• _Aim_:
Quote from the first line below through the line that contains "import * as", both included, and leave the pictures out.

────────

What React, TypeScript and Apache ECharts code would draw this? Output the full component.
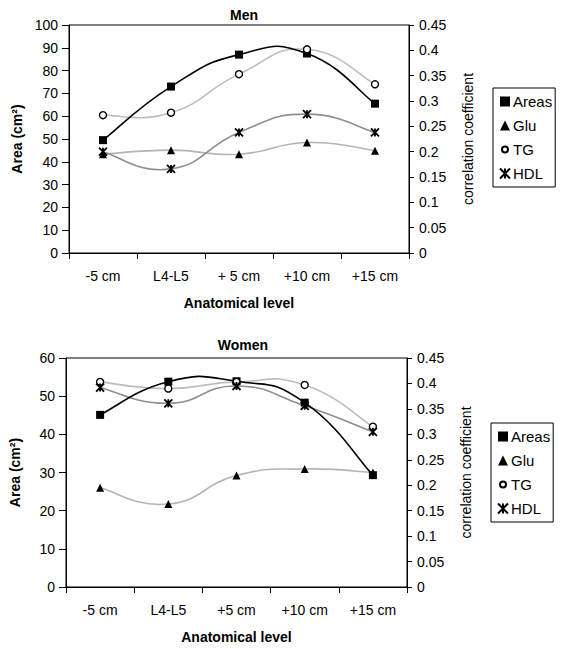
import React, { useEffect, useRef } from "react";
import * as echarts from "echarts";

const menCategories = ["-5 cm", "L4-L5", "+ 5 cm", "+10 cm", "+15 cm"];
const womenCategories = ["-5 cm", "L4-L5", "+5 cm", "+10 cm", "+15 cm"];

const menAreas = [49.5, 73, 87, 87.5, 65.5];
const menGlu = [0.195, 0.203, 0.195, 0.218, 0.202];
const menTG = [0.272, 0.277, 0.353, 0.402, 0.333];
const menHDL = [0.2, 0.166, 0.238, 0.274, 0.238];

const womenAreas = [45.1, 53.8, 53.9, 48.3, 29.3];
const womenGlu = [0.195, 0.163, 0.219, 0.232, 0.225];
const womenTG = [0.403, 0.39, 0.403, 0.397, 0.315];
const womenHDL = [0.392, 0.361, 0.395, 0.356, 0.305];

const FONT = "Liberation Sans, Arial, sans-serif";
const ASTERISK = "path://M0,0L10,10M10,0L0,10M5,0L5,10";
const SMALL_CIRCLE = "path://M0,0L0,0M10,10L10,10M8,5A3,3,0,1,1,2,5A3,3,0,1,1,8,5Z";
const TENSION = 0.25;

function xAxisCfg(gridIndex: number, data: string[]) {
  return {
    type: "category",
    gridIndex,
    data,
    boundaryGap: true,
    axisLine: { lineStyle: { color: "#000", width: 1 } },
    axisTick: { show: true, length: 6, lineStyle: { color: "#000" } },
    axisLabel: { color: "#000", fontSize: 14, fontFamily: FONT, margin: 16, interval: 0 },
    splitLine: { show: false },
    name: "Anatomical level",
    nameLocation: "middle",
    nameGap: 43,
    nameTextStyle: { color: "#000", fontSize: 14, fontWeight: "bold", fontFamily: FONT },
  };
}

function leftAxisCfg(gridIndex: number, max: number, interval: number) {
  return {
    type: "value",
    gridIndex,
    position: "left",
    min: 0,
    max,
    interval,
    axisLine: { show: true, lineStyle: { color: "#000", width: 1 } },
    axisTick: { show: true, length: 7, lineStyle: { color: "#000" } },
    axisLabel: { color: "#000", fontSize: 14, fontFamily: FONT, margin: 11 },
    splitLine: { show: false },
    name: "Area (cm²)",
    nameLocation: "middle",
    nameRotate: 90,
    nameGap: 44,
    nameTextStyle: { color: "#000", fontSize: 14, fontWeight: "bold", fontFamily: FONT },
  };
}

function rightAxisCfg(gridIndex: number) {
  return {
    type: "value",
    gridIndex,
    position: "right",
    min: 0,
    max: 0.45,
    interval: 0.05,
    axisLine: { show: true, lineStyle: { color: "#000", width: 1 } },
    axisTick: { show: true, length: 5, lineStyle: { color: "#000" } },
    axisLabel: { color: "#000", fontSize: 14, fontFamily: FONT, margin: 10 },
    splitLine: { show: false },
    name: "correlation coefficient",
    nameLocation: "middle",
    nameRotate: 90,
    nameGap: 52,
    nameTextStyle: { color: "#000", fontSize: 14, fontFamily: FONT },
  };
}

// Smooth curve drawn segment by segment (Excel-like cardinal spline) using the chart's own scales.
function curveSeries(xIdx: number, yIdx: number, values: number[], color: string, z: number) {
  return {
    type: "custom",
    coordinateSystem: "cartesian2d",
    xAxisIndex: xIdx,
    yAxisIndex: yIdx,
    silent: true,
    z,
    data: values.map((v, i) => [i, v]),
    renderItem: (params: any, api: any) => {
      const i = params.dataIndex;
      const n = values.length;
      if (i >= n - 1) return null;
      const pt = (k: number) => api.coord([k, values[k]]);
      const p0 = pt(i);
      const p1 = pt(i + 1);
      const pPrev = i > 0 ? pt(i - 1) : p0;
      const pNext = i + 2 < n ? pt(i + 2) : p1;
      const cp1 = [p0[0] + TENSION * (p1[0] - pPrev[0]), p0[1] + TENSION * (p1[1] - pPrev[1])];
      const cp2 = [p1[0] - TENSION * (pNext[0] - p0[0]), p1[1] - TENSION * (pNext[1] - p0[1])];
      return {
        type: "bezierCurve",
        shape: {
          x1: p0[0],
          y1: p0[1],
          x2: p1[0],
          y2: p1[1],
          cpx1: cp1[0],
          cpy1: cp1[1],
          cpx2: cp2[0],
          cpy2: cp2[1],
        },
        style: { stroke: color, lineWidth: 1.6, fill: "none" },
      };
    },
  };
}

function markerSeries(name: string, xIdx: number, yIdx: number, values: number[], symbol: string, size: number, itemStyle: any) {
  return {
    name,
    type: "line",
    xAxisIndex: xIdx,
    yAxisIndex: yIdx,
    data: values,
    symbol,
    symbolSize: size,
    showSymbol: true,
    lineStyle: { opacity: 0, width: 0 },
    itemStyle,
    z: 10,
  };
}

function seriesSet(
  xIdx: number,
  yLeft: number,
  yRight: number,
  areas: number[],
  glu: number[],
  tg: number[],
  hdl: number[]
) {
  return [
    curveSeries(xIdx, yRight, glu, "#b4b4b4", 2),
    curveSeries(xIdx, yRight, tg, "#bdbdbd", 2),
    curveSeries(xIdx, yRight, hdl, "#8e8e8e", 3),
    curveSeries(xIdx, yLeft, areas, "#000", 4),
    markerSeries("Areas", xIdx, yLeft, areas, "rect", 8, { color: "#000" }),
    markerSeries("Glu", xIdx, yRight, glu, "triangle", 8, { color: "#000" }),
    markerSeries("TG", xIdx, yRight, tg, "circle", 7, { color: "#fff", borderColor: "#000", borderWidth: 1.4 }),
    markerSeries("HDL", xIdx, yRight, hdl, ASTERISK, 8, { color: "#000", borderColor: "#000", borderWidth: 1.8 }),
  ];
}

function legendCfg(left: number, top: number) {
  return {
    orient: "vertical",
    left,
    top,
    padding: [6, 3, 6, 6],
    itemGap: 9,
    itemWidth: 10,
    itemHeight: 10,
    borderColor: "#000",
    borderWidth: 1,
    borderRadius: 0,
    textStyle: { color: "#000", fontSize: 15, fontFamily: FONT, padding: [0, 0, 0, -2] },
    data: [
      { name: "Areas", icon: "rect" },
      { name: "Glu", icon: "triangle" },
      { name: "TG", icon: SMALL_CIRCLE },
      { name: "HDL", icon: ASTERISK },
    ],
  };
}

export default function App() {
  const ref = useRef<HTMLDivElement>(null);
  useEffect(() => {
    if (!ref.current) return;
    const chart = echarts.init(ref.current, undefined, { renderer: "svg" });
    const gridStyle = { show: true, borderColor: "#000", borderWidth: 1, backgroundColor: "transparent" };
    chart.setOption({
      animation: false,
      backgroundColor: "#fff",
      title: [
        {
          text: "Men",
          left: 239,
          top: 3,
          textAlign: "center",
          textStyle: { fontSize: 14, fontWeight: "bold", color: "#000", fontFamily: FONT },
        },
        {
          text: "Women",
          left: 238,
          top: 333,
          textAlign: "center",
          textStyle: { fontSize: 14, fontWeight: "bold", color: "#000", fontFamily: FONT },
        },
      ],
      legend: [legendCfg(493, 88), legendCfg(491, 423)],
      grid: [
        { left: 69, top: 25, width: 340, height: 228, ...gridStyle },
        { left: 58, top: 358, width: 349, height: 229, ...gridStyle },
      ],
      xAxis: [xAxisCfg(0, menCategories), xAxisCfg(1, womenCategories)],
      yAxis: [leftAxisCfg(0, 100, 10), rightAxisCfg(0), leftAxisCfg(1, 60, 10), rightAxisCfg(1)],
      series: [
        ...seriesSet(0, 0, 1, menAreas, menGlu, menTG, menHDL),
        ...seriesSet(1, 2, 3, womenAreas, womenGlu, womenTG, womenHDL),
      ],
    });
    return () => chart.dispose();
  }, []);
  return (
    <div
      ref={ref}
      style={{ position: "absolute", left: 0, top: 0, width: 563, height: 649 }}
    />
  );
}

────────

• _Solution for this problem_:
What React, TypeScript and Apache ECharts code would draw this? Output the full component.
import React, { useEffect, useRef } from "react";
import * as echarts from "echarts";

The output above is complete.